Task requirements> Locate and copy all lines bearing the word "that".

#### Provided records

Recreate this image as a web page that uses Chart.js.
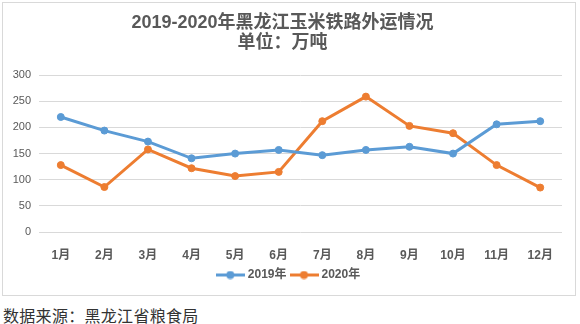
<!DOCTYPE html>
<html>
<head>
<meta charset="utf-8">
<script src="https://cdn.jsdelivr.net/npm/chart.js@4"></script>
<style>
  html, body { margin: 0; padding: 0; background: #ffffff; width: 580px; height: 324px; overflow: hidden; }
  #box { position: absolute; left: 2px; top: 2px; width: 572px; height: 292px; border: 1px solid #d9d9d9; }
  #c { display: block; }
  #src { position: absolute; left: 3px; top: 306px; font-family: "Noto Sans CJK SC", sans-serif; font-size: 16px; line-height: 18px; color: #333333; white-space: nowrap; letter-spacing: 0.3px; }
</style>
</head>
<body>
<div id="box"><canvas id="c" width="572" height="292"></canvas></div>
<div id="src">数据来源：黑龙江省粮食局</div>
<script>
const titleLines = ['2019-2020年黑龙江玉米铁路外运情况', '单位：万吨'];
const categories = ['1月','2月','3月','4月','5月','6月','7月','8月','9月','10月','11月','12月'];
const seriesNames = ['2019年', '2020年'];
const values2019 = [220, 194, 173, 141, 150, 157, 147, 157, 163, 150, 206, 212];
const values2020 = [128, 86, 158, 122, 107, 115, 212, 259, 203, 189, 128, 85];
const yTicks = [0, 50, 100, 150, 200, 250, 300];

const colors = ['#5B9BD5', '#ED7D31'];
const latin = '"Liberation Sans", "Noto Sans CJK SC", sans-serif';

function legendIcon(color) {
  const cv = document.createElement('canvas');
  cv.width = 29; cv.height = 9;
  const g = cv.getContext('2d');
  g.strokeStyle = color; g.lineWidth = 3;
  g.beginPath(); g.moveTo(0, 4.5); g.lineTo(29, 4.5); g.stroke();
  g.fillStyle = color;
  g.beginPath(); g.arc(14.5, 4.5, 4, 0, Math.PI * 2); g.fill();
  return cv;
}
const icons = colors.map(legendIcon);

const placePlugin = {
  id: 'place',
  afterLayout(chart) {
    const lg = chart.legend;
    if (lg) {
      const h = lg.height;
      lg.top = 272 - 6 - 6; lg.bottom = lg.top + h;
      lg.left += 7; lg.right += 7;
    }
  }
};

new Chart(document.getElementById('c'), {
  type: 'line',
  data: {
    labels: categories,
    datasets: [values2019, values2020].map((v, i) => ({
      label: seriesNames[i],
      data: v,
      borderColor: colors[i],
      backgroundColor: colors[i],
      pointBackgroundColor: colors[i],
      pointBorderColor: colors[i],
      borderWidth: 3,
      pointRadius: 3.5,
      pointBorderWidth: 1,
      tension: 0,
      fill: false
    }))
  },
  options: {
    responsive: false,
    animation: false,
    layout: { padding: { left: 0, right: 13, top: 0, bottom: 0 } },
    plugins: {
      title: {
        display: true,
        text: titleLines,
        color: '#595959',
        font: { family: latin, size: 18, weight: 'bold', lineHeight: 1.13 },
        padding: { top: 9.5, bottom: 22 }
      },
      legend: {
        position: 'bottom',
        labels: {
          usePointStyle: true,
          pointStyleWidth: 23,
          padding: 6,
          color: '#595959',
          font: { family: latin, size: 12, weight: 'bold' },
          generateLabels(chart) {
            return chart.data.datasets.map((d, i) => ({
              text: d.label,
              pointStyle: icons[i],
              fillStyle: colors[i],
              strokeStyle: colors[i],
              lineWidth: 0,
              fontColor: '#595959',
              hidden: false,
              datasetIndex: i
            }));
          }
        }
      },
      tooltip: { enabled: false }
    },
    scales: {
      x: {
        offset: true,
        grid: { display: false, offset: true },
        border: { display: false },
        ticks: { color: '#595959', font: { family: latin, size: 12, weight: 'bold' }, padding: 8, maxRotation: 0, autoSkip: false },
        afterFit(s) { const lg = s.chart.legend; s.height = 63 - (lg && lg.height ? lg.height : 0); }
      },
      y: {
        min: 0, max: 300,
        afterBuildTicks(s) { s.ticks = yTicks.map(v => ({ value: v })); },
        grid: { color: '#d9d9d9', lineWidth: 1, drawTicks: false },
        border: { display: false },
        ticks: { color: '#595959', font: { family: latin, size: 11 }, padding: 8 },
        afterFit(s) { s.width = 36; }
      }
    }
  },
  plugins: [placePlugin]
});
</script>
</body>
</html>
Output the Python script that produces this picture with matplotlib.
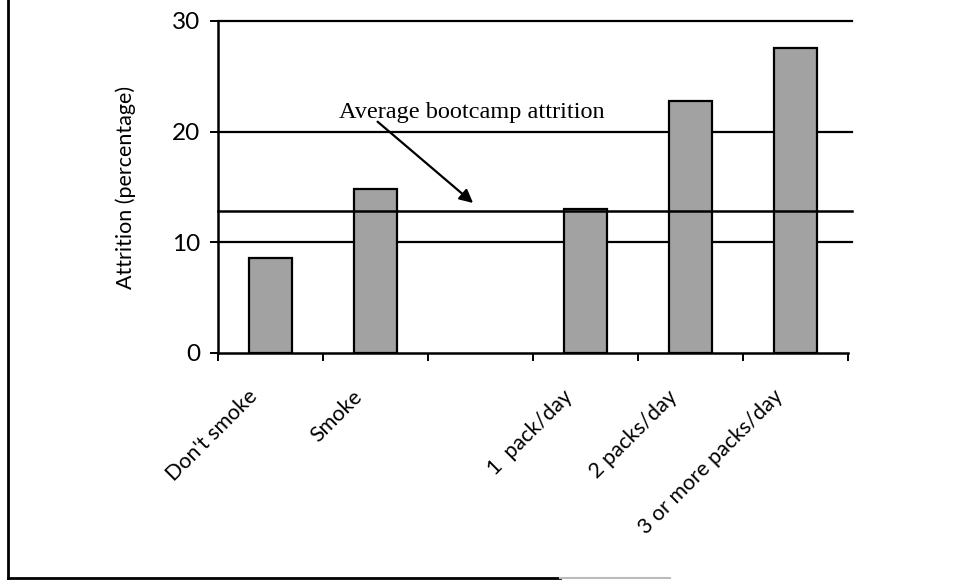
import matplotlib
matplotlib.use("Agg")
import matplotlib.pyplot as plt
from matplotlib.lines import Line2D
from matplotlib.transforms import ScaledTranslation
import numpy as np

categories = ["Don't smoke", "Smoke", "", "1  pack/day", "2 packs/day", "3 or more packs/day"]
values = [8.6, 14.8, np.nan, 13.0, 22.8, 27.6]
average_attrition = 12.8
y_ticks = [0, 10, 20, 30]
annotation_text = "Average bootcamp attrition"

sans = ["Lato", "DejaVu Sans"]
serif = ["Liberation Serif", "DejaVu Serif"]

fig = plt.figure(figsize=(9.73, 5.82), dpi=100)
ax = fig.add_axes([0.224, 0.3935, 0.6475, 0.5705])

x = np.arange(len(categories))
ax.set_xlim(-0.5, len(categories) - 0.5)
ax.set_ylim(0, 30)

# gridlines (behind bars)
for yv in y_ticks[1:]:
    ax.axhline(yv, xmin=0, xmax=1.006, color="black", lw=1.6, zorder=1, clip_on=False)

mask = ~np.isnan(values)
ax.bar(x[mask], np.array(values)[mask], width=0.41, color="#a2a2a2",
       edgecolor="black", linewidth=1.6, zorder=2)

# average line over bars
ax.axhline(average_attrition, xmin=0, xmax=1.006, color="black", lw=1.8, zorder=3, clip_on=False)

ax.text(1.92, 21.2, annotation_text, ha="center", va="baseline",
        fontsize=17.5, family=serif, zorder=4)
ax.annotate("", xy=(1.93, 13.55), xytext=(1.02, 20.9),
            arrowprops=dict(arrowstyle="-|>", color="black", lw=1.6,
                            mutation_scale=20, shrinkA=0, shrinkB=0),
            zorder=4)

for s in ["top", "right"]:
    ax.spines[s].set_visible(False)
for s in ["left", "bottom"]:
    ax.spines[s].set_linewidth(1.8)

ax.set_yticks(y_ticks)
ax.set_yticklabels([str(v) for v in y_ticks], fontsize=17.5, family=sans)
ax.tick_params(axis="y", direction="out", length=6, width=1.4, pad=7)

ax.set_xticks(np.arange(-0.5, len(categories)), minor=False)
ax.set_xticklabels([])
ax.tick_params(axis="x", which="major", direction="out", length=6, width=1.4)
ax.set_xticks(x, minor=True)
ax.set_xticklabels(categories, minor=True, rotation=45, ha="right",
                   rotation_mode="anchor", fontsize=15.5, family=sans)
ax.tick_params(axis="x", which="minor", length=0, pad=24)
shift = ScaledTranslation(-0.23, 0, fig.dpi_scale_trans)
for lab in ax.get_xticklabels(minor=True):
    lab.set_transform(lab.get_transform() + shift)

ax.set_ylabel("Attrition (percentage)", fontsize=15.5, family=sans, labelpad=26)

# figure frame (left and bottom edges)
fig.add_artist(Line2D([8 / 973, 8 / 973], [1.0, 1 - 578 / 582],
                      transform=fig.transFigure, color="black", lw=2))
fig.add_artist(Line2D([8 / 973, 560 / 973], [1 - 578 / 582, 1 - 578 / 582],
                      transform=fig.transFigure, color="black", lw=2))
fig.add_artist(Line2D([560 / 973, 670 / 973], [1 - 578 / 582, 1 - 578 / 582],
                      transform=fig.transFigure, color="#bbbbbb", lw=1.5))

fig.savefig("out.png", dpi=100)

########

In response>
Recreate this image as a web page that uses Chart.js.
Output the Python script that produces this picture with matplotlib.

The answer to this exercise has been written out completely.